GIVEN EXERCISE ▸
Repeat what the lines below say, word for word, and skip every image.

DATA BLOCK ▸

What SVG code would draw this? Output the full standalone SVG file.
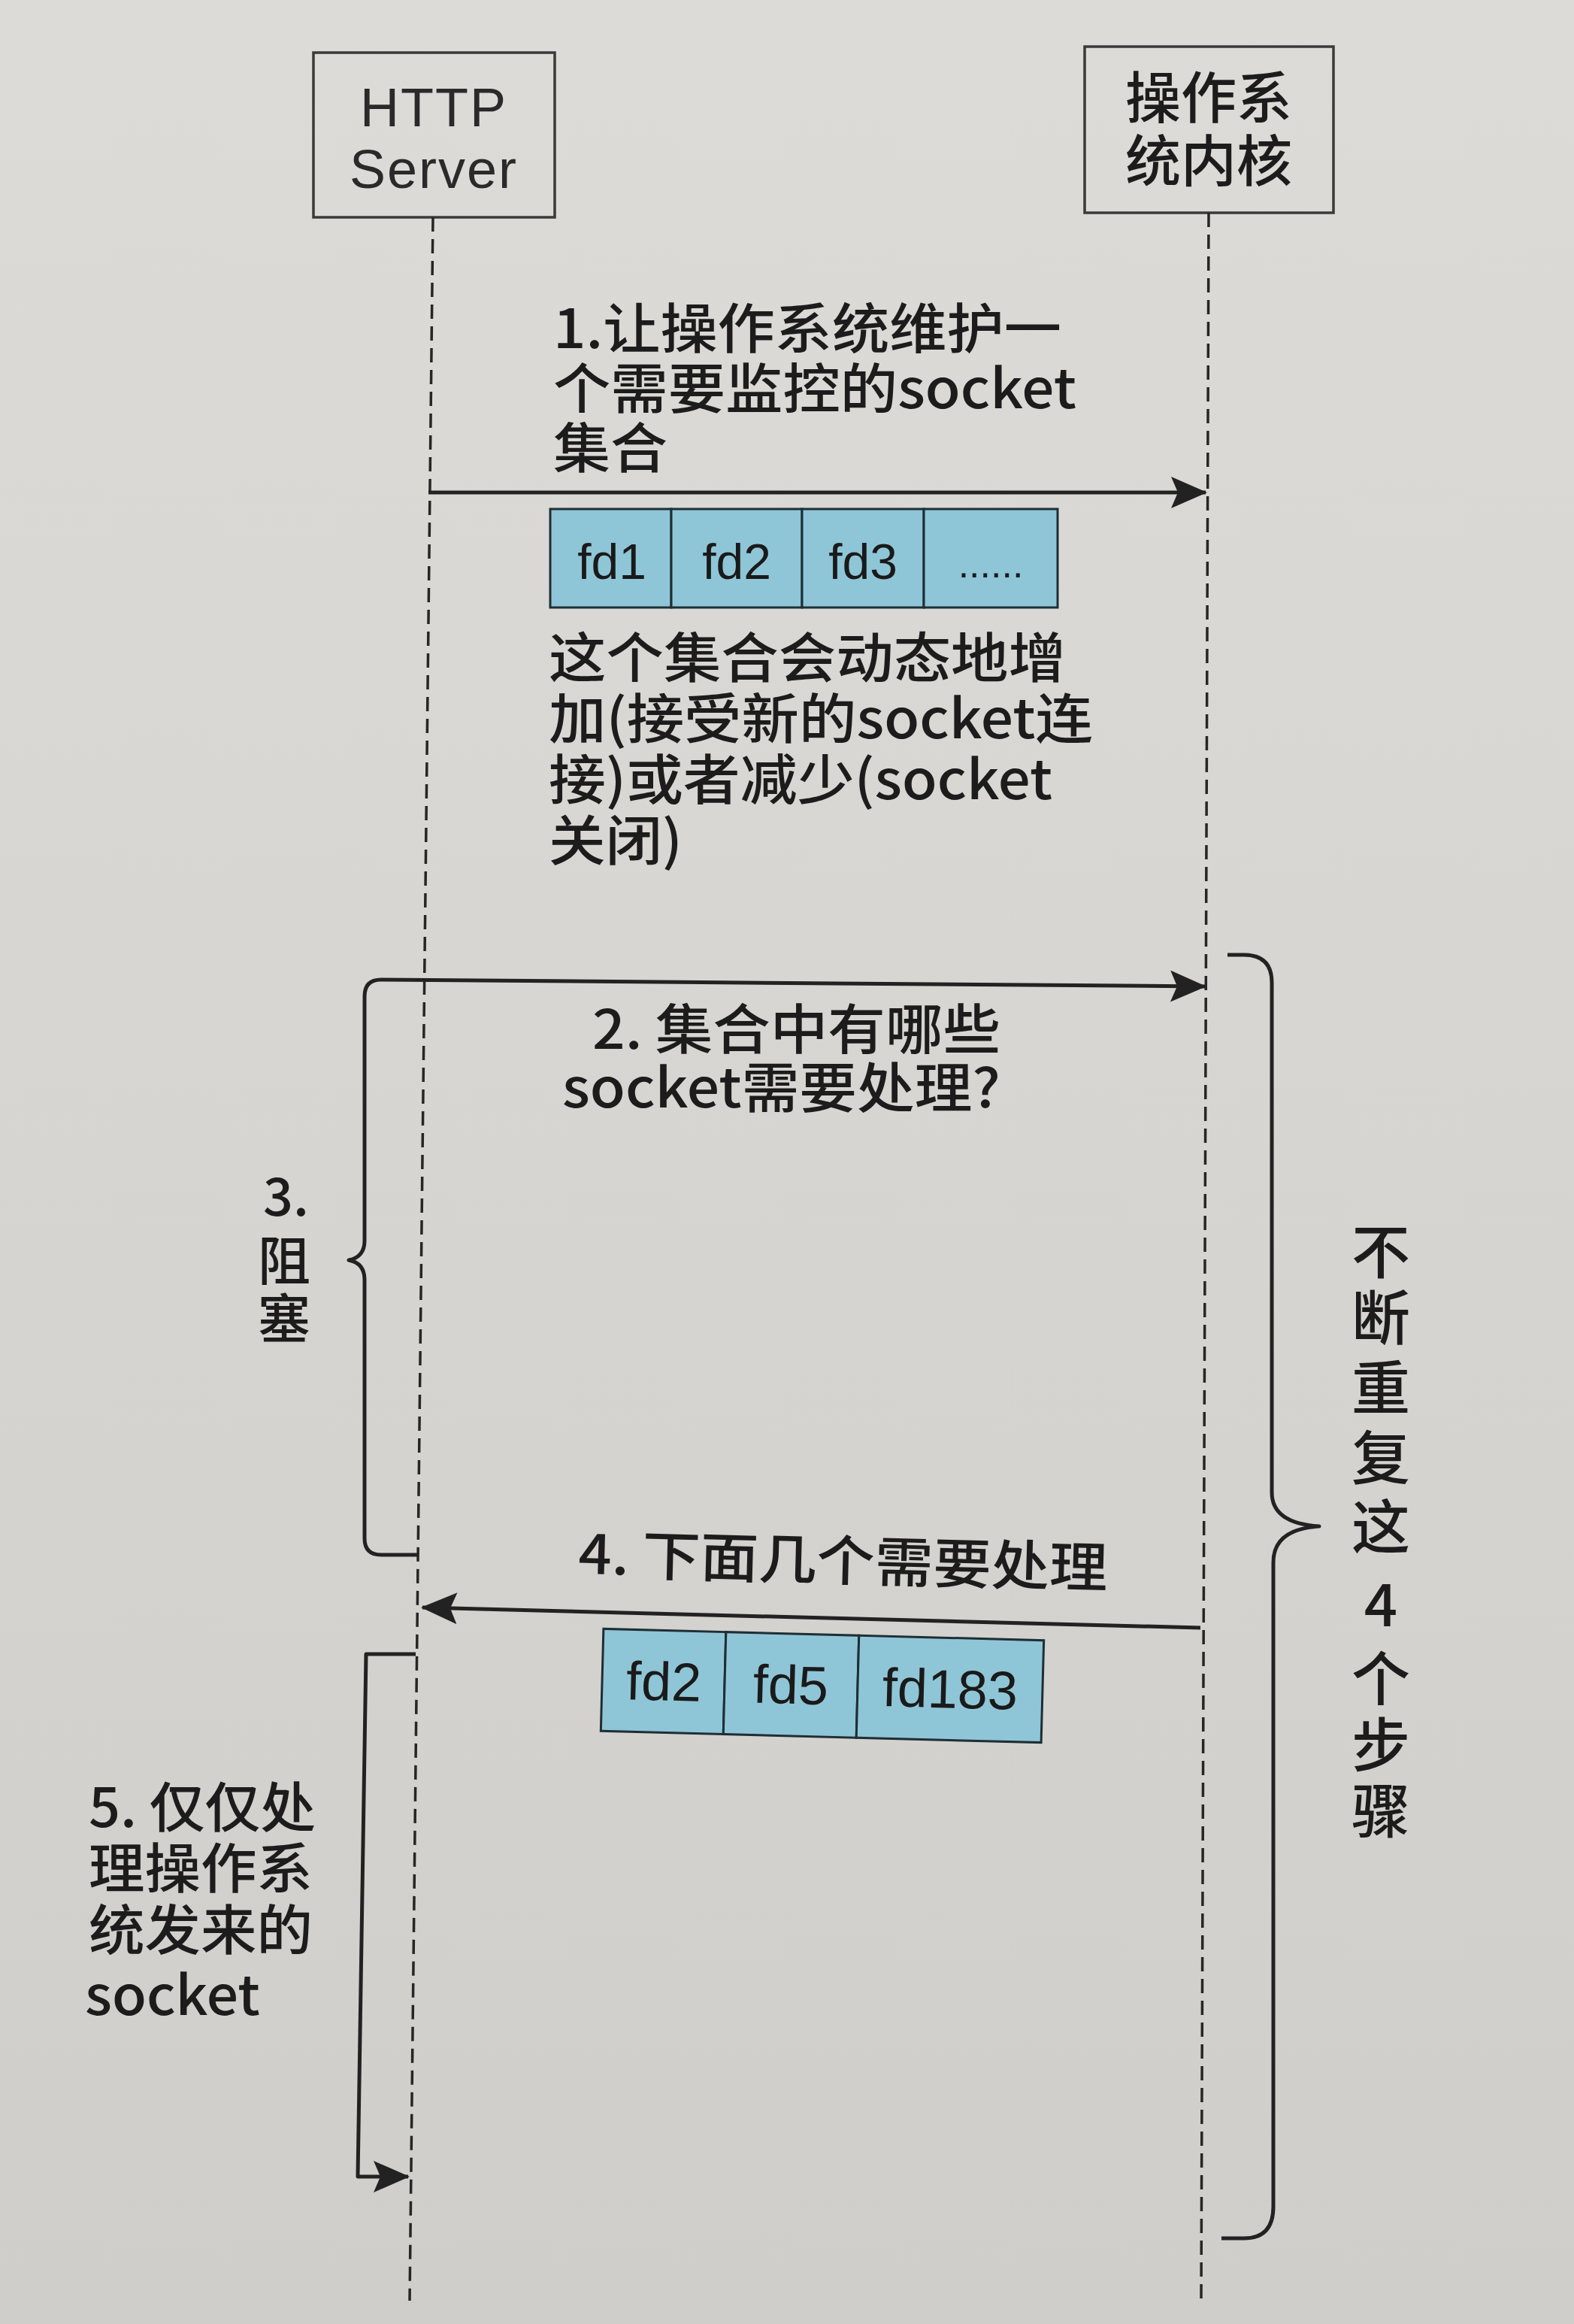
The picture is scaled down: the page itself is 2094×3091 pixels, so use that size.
<svg xmlns="http://www.w3.org/2000/svg" width="2094" height="3091" viewBox="0 0 2094 3091">
  <defs>
    <linearGradient id="paper" x1="0" y1="0" x2="0" y2="1">
      <stop offset="0" stop-color="#dcdbd7"/>
      <stop offset="0.5" stop-color="#d6d5d1"/>
      <stop offset="1" stop-color="#cfcecb"/>
    </linearGradient>
    <marker id="arrow" viewBox="0 0 48 42" refX="46" refY="21" markerWidth="48" markerHeight="42" markerUnits="userSpaceOnUse" orient="auto">
      <path d="M0,0 L48,21 L0,42 L9,21 Z" fill="#222"/>
    </marker>
    <style>
      .box { fill: none; stroke: #3a3a3a; stroke-width: 3.5; }
      .life { fill: none; stroke: #262626; stroke-width: 3.5; stroke-dasharray: 19 10; }
      .line { fill: none; stroke: #222; stroke-width: 5; stroke-linejoin: round; stroke-linecap: butt; }
      .cell { fill: #8fc6d7; stroke: #1f2e35; stroke-width: 3; }
      .lat { font-family: "Liberation Sans", Arial, sans-serif; fill: #2a2a2a; }
      .fd { font-family: "Liberation Sans", Arial, sans-serif; fill: #1a1a1a; text-anchor: middle; }
      .cn { font-family: "Noto Sans CJK SC", "Noto Sans", sans-serif; font-weight: 500; fill: #1c1c1c; }
    </style>
  </defs>

  <!-- page -->
  <rect x="0" y="0" width="2094" height="3091" fill="url(#paper)"/>

  <!-- participants -->
  <g id="http-server">
    <rect class="box" x="417" y="70" width="321" height="219"/>
    <text class="lat" x="577" y="168" font-size="72" letter-spacing="2" text-anchor="middle">HTTP</text>
    <text class="lat" x="577" y="250" font-size="72" letter-spacing="2" text-anchor="middle">Server</text>
  </g>
  <g id="os-kernel">
    <rect class="box" x="1443" y="62" width="331" height="221"/>
    <text class="cn" x="1608" y="157" font-size="74" text-anchor="middle" font-weight="400">操作系</text>
    <text class="cn" x="1608" y="241" font-size="74" text-anchor="middle" font-weight="400">统内核</text>
  </g>

  <!-- lifelines -->
  <g id="lifelines">
    <line class="life" x1="576" y1="289" x2="545" y2="3060"/>
    <line class="life" x1="1608" y1="283" x2="1598" y2="3060"/>
  </g>

  <!-- messages and brackets -->
  <g id="connectors">
    <!-- 1: register socket set -->
    <path class="line" d="M570,655 H1604" marker-end="url(#arrow)"/>
    <!-- 2 + 3: query, with blocking brace on the left -->
    <path class="line" d="M556,2068 H507 Q485,2068 485,2046 V1702 Q485,1680 464,1676 Q485,1672 485,1650 V1325 Q485,1303 507,1303 L1603,1312" marker-end="url(#arrow)"/>
    <!-- 4: ready list returned -->
    <path class="line" d="M1597,2165 L562,2138" marker-end="url(#arrow)"/>
    <!-- 5: handle only the returned sockets -->
    <path class="line" d="M553,2200 H487 L476,2895 H543" marker-end="url(#arrow)"/>
    <!-- repeat brace on the right -->
    <path class="line" d="M1633,1270 H1655 Q1692,1270 1692,1307 V1985 Q1692,2026 1755,2030 Q1694,2034 1694,2078 V2935 Q1694,2977 1655,2977 H1625"/>
  </g>

  <!-- step 1 label -->
  <g id="step1">
    <text class="cn" x="736" y="463" font-size="72" textLength="676" lengthAdjust="spacingAndGlyphs">1.让操作系统维护一</text>
    <text class="cn" x="736" y="543" font-size="72" textLength="696" lengthAdjust="spacingAndGlyphs">个需要监控的socket</text>
    <text class="cn" x="736" y="622" font-size="72" textLength="152" lengthAdjust="spacingAndGlyphs">集合</text>
  </g>

  <!-- monitored set -->
  <g id="set-all">
    <rect class="cell" x="732" y="677" width="161" height="131"/>
    <rect class="cell" x="893" y="677" width="174" height="131"/>
    <rect class="cell" x="1067" y="677" width="162" height="131"/>
    <rect class="cell" x="1229" y="677" width="178" height="131"/>
    <text class="fd" x="814" y="770" font-size="66">fd1</text>
    <text class="fd" x="980" y="770" font-size="66">fd2</text>
    <text class="fd" x="1148" y="770" font-size="66">fd3</text>
    <text class="fd" x="1318" y="768" font-size="52">......</text>
  </g>

  <!-- set note -->
  <g id="set-note">
    <text class="cn" x="730" y="901" font-size="72" textLength="688" lengthAdjust="spacingAndGlyphs">这个集合会动态地增</text>
    <text class="cn" x="730" y="982" font-size="72" textLength="724" lengthAdjust="spacingAndGlyphs">加(接受新的socket连</text>
    <text class="cn" x="730" y="1063" font-size="72" textLength="670" lengthAdjust="spacingAndGlyphs">接)或者减少(socket</text>
    <text class="cn" x="730" y="1144" font-size="72" textLength="178" lengthAdjust="spacingAndGlyphs">关闭)</text>
  </g>

  <!-- step 2 label -->
  <g id="step2">
    <text class="cn" x="788" y="1395" font-size="72" textLength="543" lengthAdjust="spacingAndGlyphs">2. 集合中有哪些</text>
    <text class="cn" x="748" y="1473" font-size="72" textLength="583" lengthAdjust="spacingAndGlyphs">socket需要处理?</text>
  </g>

  <!-- step 3 label -->
  <g id="step3">
    <text class="cn" x="350" y="1617" font-size="70">3.</text>
    <text class="cn" x="378" y="1703" font-size="70" text-anchor="middle">阻</text>
    <text class="cn" x="378" y="1780" font-size="70" text-anchor="middle">塞</text>
  </g>

  <!-- step 4 label -->
  <g id="step4" transform="rotate(1.5 1120 2100)">
    <text class="cn" x="769" y="2102" font-size="72" textLength="704" lengthAdjust="spacingAndGlyphs">4. 下面几个需要处理</text>
  </g>

  <!-- ready set -->
  <g id="set-ready" transform="rotate(1.5 1094 2242)">
    <rect class="cell" x="801" y="2174" width="163" height="136"/>
    <rect class="cell" x="964" y="2174" width="177" height="136"/>
    <rect class="cell" x="1141" y="2174" width="246" height="136"/>
    <text class="fd" x="883" y="2267" font-size="72">fd2</text>
    <text class="fd" x="1052" y="2267" font-size="72">fd5</text>
    <text class="fd" x="1264" y="2267" font-size="72">fd183</text>
  </g>

  <!-- step 5 label -->
  <g id="step5">
    <text class="cn" x="118" y="2430" font-size="72" textLength="302" lengthAdjust="spacingAndGlyphs">5. 仅仅处</text>
    <text class="cn" x="118" y="2511" font-size="72" textLength="298" lengthAdjust="spacingAndGlyphs">理操作系</text>
    <text class="cn" x="118" y="2593" font-size="72" textLength="298" lengthAdjust="spacingAndGlyphs">统发来的</text>
    <text class="cn" x="113" y="2680" font-size="72" textLength="233" lengthAdjust="spacingAndGlyphs">socket</text>
  </g>

  <!-- repeat label, set vertically -->
  <g id="repeat-note">
    <text class="cn" x="1837" y="1694" font-size="78" text-anchor="middle">不</text>
    <text class="cn" x="1837" y="1782" font-size="78" text-anchor="middle">断</text>
    <text class="cn" x="1837" y="1875" font-size="78" text-anchor="middle">重</text>
    <text class="cn" x="1837" y="1968" font-size="78" text-anchor="middle">复</text>
    <text class="cn" x="1837" y="2060" font-size="78" text-anchor="middle">这</text>
    <text class="cn" x="1837" y="2163" font-size="78" text-anchor="middle">4</text>
    <text class="cn" x="1837" y="2262" font-size="78" text-anchor="middle">个</text>
    <text class="cn" x="1837" y="2350" font-size="78" text-anchor="middle">步</text>
    <text class="cn" x="1837" y="2438" font-size="78" text-anchor="middle">骤</text>
  </g>
</svg>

REPLY TO THE EXERCISE ▸
What SVG code would draw this? Output the full standalone SVG file.
The picture is scaled down: the page itself is 2094×3091 pixels, so use that size.
<svg xmlns="http://www.w3.org/2000/svg" width="2094" height="3091" viewBox="0 0 2094 3091">
  <defs>
    <linearGradient id="paper" x1="0" y1="0" x2="0" y2="1">
      <stop offset="0" stop-color="#dcdbd7"/>
      <stop offset="0.5" stop-color="#d6d5d1"/>
      <stop offset="1" stop-color="#cfcecb"/>
    </linearGradient>
    <marker id="arrow" viewBox="0 0 48 42" refX="46" refY="21" markerWidth="48" markerHeight="42" markerUnits="userSpaceOnUse" orient="auto">
      <path d="M0,0 L48,21 L0,42 L9,21 Z" fill="#222"/>
    </marker>
    <style>
      .box { fill: none; stroke: #3a3a3a; stroke-width: 3.5; }
      .life { fill: none; stroke: #262626; stroke-width: 3.5; stroke-dasharray: 19 10; }
      .line { fill: none; stroke: #222; stroke-width: 5; stroke-linejoin: round; stroke-linecap: butt; }
      .cell { fill: #8fc6d7; stroke: #1f2e35; stroke-width: 3; }
      .lat { font-family: "Liberation Sans", Arial, sans-serif; fill: #2a2a2a; }
      .fd { font-family: "Liberation Sans", Arial, sans-serif; fill: #1a1a1a; text-anchor: middle; }
      .cn { font-family: "Noto Sans CJK SC", "Noto Sans", sans-serif; font-weight: 500; fill: #1c1c1c; }
    </style>
  </defs>

  <!-- page -->
  <rect x="0" y="0" width="2094" height="3091" fill="url(#paper)"/>

  <!-- participants -->
  <g id="http-server">
    <rect class="box" x="417" y="70" width="321" height="219"/>
    <text class="lat" x="577" y="168" font-size="72" letter-spacing="2" text-anchor="middle">HTTP</text>
    <text class="lat" x="577" y="250" font-size="72" letter-spacing="2" text-anchor="middle">Server</text>
  </g>
  <g id="os-kernel">
    <rect class="box" x="1443" y="62" width="331" height="221"/>
    <text class="cn" x="1608" y="157" font-size="74" text-anchor="middle" font-weight="400">操作系</text>
    <text class="cn" x="1608" y="241" font-size="74" text-anchor="middle" font-weight="400">统内核</text>
  </g>

  <!-- lifelines -->
  <g id="lifelines">
    <line class="life" x1="576" y1="289" x2="545" y2="3060"/>
    <line class="life" x1="1608" y1="283" x2="1598" y2="3060"/>
  </g>

  <!-- messages and brackets -->
  <g id="connectors">
    <!-- 1: register socket set -->
    <path class="line" d="M570,655 H1604" marker-end="url(#arrow)"/>
    <!-- 2 + 3: query, with blocking brace on the left -->
    <path class="line" d="M556,2068 H507 Q485,2068 485,2046 V1702 Q485,1680 464,1676 Q485,1672 485,1650 V1325 Q485,1303 507,1303 L1603,1312" marker-end="url(#arrow)"/>
    <!-- 4: ready list returned -->
    <path class="line" d="M1597,2165 L562,2138" marker-end="url(#arrow)"/>
    <!-- 5: handle only the returned sockets -->
    <path class="line" d="M553,2200 H487 L476,2895 H543" marker-end="url(#arrow)"/>
    <!-- repeat brace on the right -->
    <path class="line" d="M1633,1270 H1655 Q1692,1270 1692,1307 V1985 Q1692,2026 1755,2030 Q1694,2034 1694,2078 V2935 Q1694,2977 1655,2977 H1625"/>
  </g>

  <!-- step 1 label -->
  <g id="step1">
    <text class="cn" x="736" y="463" font-size="72" textLength="676" lengthAdjust="spacingAndGlyphs">1.让操作系统维护一</text>
    <text class="cn" x="736" y="543" font-size="72" textLength="696" lengthAdjust="spacingAndGlyphs">个需要监控的socket</text>
    <text class="cn" x="736" y="622" font-size="72" textLength="152" lengthAdjust="spacingAndGlyphs">集合</text>
  </g>

  <!-- monitored set -->
  <g id="set-all">
    <rect class="cell" x="732" y="677" width="161" height="131"/>
    <rect class="cell" x="893" y="677" width="174" height="131"/>
    <rect class="cell" x="1067" y="677" width="162" height="131"/>
    <rect class="cell" x="1229" y="677" width="178" height="131"/>
    <text class="fd" x="814" y="770" font-size="66">fd1</text>
    <text class="fd" x="980" y="770" font-size="66">fd2</text>
    <text class="fd" x="1148" y="770" font-size="66">fd3</text>
    <text class="fd" x="1318" y="768" font-size="52">......</text>
  </g>

  <!-- set note -->
  <g id="set-note">
    <text class="cn" x="730" y="901" font-size="72" textLength="688" lengthAdjust="spacingAndGlyphs">这个集合会动态地增</text>
    <text class="cn" x="730" y="982" font-size="72" textLength="724" lengthAdjust="spacingAndGlyphs">加(接受新的socket连</text>
    <text class="cn" x="730" y="1063" font-size="72" textLength="670" lengthAdjust="spacingAndGlyphs">接)或者减少(socket</text>
    <text class="cn" x="730" y="1144" font-size="72" textLength="178" lengthAdjust="spacingAndGlyphs">关闭)</text>
  </g>

  <!-- step 2 label -->
  <g id="step2">
    <text class="cn" x="788" y="1395" font-size="72" textLength="543" lengthAdjust="spacingAndGlyphs">2. 集合中有哪些</text>
    <text class="cn" x="748" y="1473" font-size="72" textLength="583" lengthAdjust="spacingAndGlyphs">socket需要处理?</text>
  </g>

  <!-- step 3 label -->
  <g id="step3">
    <text class="cn" x="350" y="1617" font-size="70">3.</text>
    <text class="cn" x="378" y="1703" font-size="70" text-anchor="middle">阻</text>
    <text class="cn" x="378" y="1780" font-size="70" text-anchor="middle">塞</text>
  </g>

  <!-- step 4 label -->
  <g id="step4" transform="rotate(1.5 1120 2100)">
    <text class="cn" x="769" y="2102" font-size="72" textLength="704" lengthAdjust="spacingAndGlyphs">4. 下面几个需要处理</text>
  </g>

  <!-- ready set -->
  <g id="set-ready" transform="rotate(1.5 1094 2242)">
    <rect class="cell" x="801" y="2174" width="163" height="136"/>
    <rect class="cell" x="964" y="2174" width="177" height="136"/>
    <rect class="cell" x="1141" y="2174" width="246" height="136"/>
    <text class="fd" x="883" y="2267" font-size="72">fd2</text>
    <text class="fd" x="1052" y="2267" font-size="72">fd5</text>
    <text class="fd" x="1264" y="2267" font-size="72">fd183</text>
  </g>

  <!-- step 5 label -->
  <g id="step5">
    <text class="cn" x="118" y="2430" font-size="72" textLength="302" lengthAdjust="spacingAndGlyphs">5. 仅仅处</text>
    <text class="cn" x="118" y="2511" font-size="72" textLength="298" lengthAdjust="spacingAndGlyphs">理操作系</text>
    <text class="cn" x="118" y="2593" font-size="72" textLength="298" lengthAdjust="spacingAndGlyphs">统发来的</text>
    <text class="cn" x="113" y="2680" font-size="72" textLength="233" lengthAdjust="spacingAndGlyphs">socket</text>
  </g>

  <!-- repeat label, set vertically -->
  <g id="repeat-note">
    <text class="cn" x="1837" y="1694" font-size="78" text-anchor="middle">不</text>
    <text class="cn" x="1837" y="1782" font-size="78" text-anchor="middle">断</text>
    <text class="cn" x="1837" y="1875" font-size="78" text-anchor="middle">重</text>
    <text class="cn" x="1837" y="1968" font-size="78" text-anchor="middle">复</text>
    <text class="cn" x="1837" y="2060" font-size="78" text-anchor="middle">这</text>
    <text class="cn" x="1837" y="2163" font-size="78" text-anchor="middle">4</text>
    <text class="cn" x="1837" y="2262" font-size="78" text-anchor="middle">个</text>
    <text class="cn" x="1837" y="2350" font-size="78" text-anchor="middle">步</text>
    <text class="cn" x="1837" y="2438" font-size="78" text-anchor="middle">骤</text>
  </g>
</svg>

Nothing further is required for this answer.